When I was growing up we only had three channels on the television and around this time every year they would start showing Ginger Rogers and Fred Astaire films as well as glamorous musicals – Singin’ in the Rain was one of my favourites and me and my mum and my brother and sister would all sit around the TV to watch them. I loved them!

I adored the idea of dressing up for dinner, wearing shiny shoes and dancing through the streets as my life didn’t contain any of that. So I looked forward to them for days and after watching them would dance around the living room.

It was those films that inspired me at the age of 14 to go and join the ballroom dancing classes at our local church hall. I wanted to be a dancer in the movies like Fred Astaire, but at the time I couldn’t see how I would get from a church hall in Sevenoaks in Kent to the movies in Hollywood. But from the moment I walked into that class I knew I wanted to dance for the rest of my life.

In particular I wanted to dance with the “Three Ss”, as I used to call Sarah, Sally and Samantha. They were the best dancers in my class. I was the only boy there, but as I was just a beginner I wasn’t allowed anywhere near them.

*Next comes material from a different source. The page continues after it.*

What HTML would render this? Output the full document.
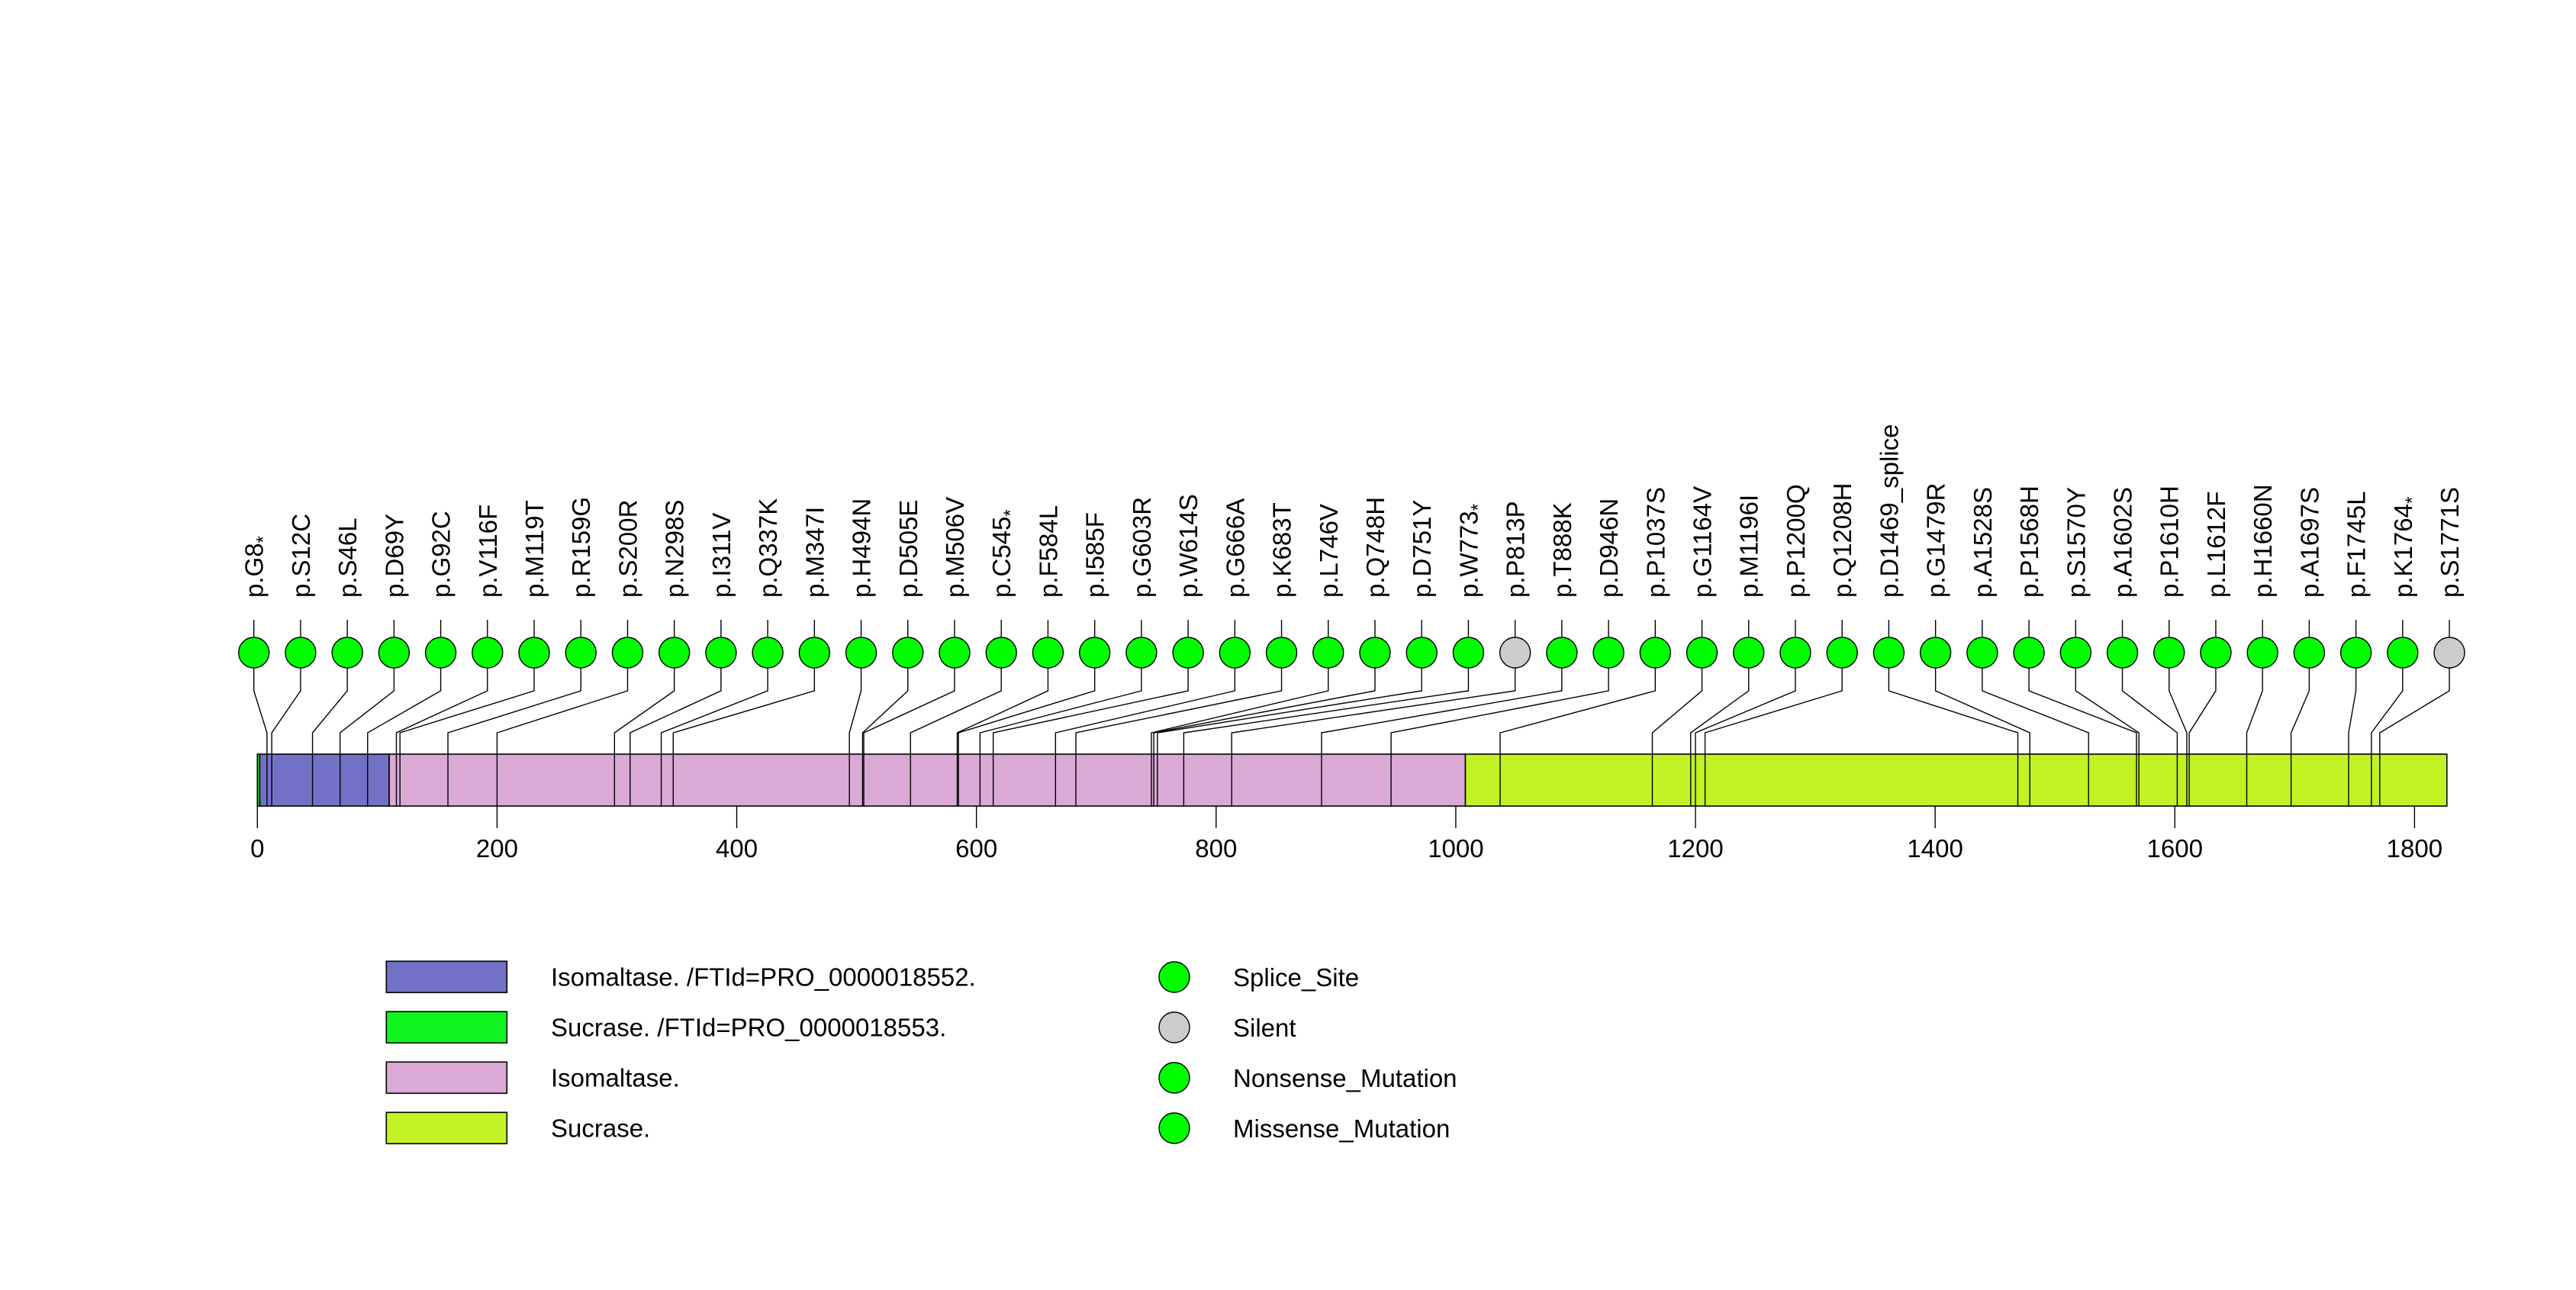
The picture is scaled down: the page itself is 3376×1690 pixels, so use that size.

If anything was going to spur me on to improve, however, it was the thought of leading the Three Ss round the dance floor. Before starting my ballroom dancing classes I was a typical boy, running round the football pitch with my mates – being in a room full of girls on my own was fabulous.

And then, as I started to improve, I fell in love with the dancing as well as the girls. I loved the technicalities of the steps, the etiquette of the dances, the new tails suit and shiny shoes my mum saved up to get me. Suddenly, for an hour, once a week, my life was like the movies!

I wanted my life to be like that all the time, so I worked incredibly hard, particularly on improving my posture. Now I’m wonderfully postured but back then my teacher had to constantly straighten me up.

I had no idea what the world of ballroom dancing was like beyond the doors of the church hall until I went to my first national competition with my dance partner, Julie, at the Hammersmith Palais. A whole new fabulous world opened up to me and I have never looked back – although if Julie walked past me now I probably wouldn’t recognise her!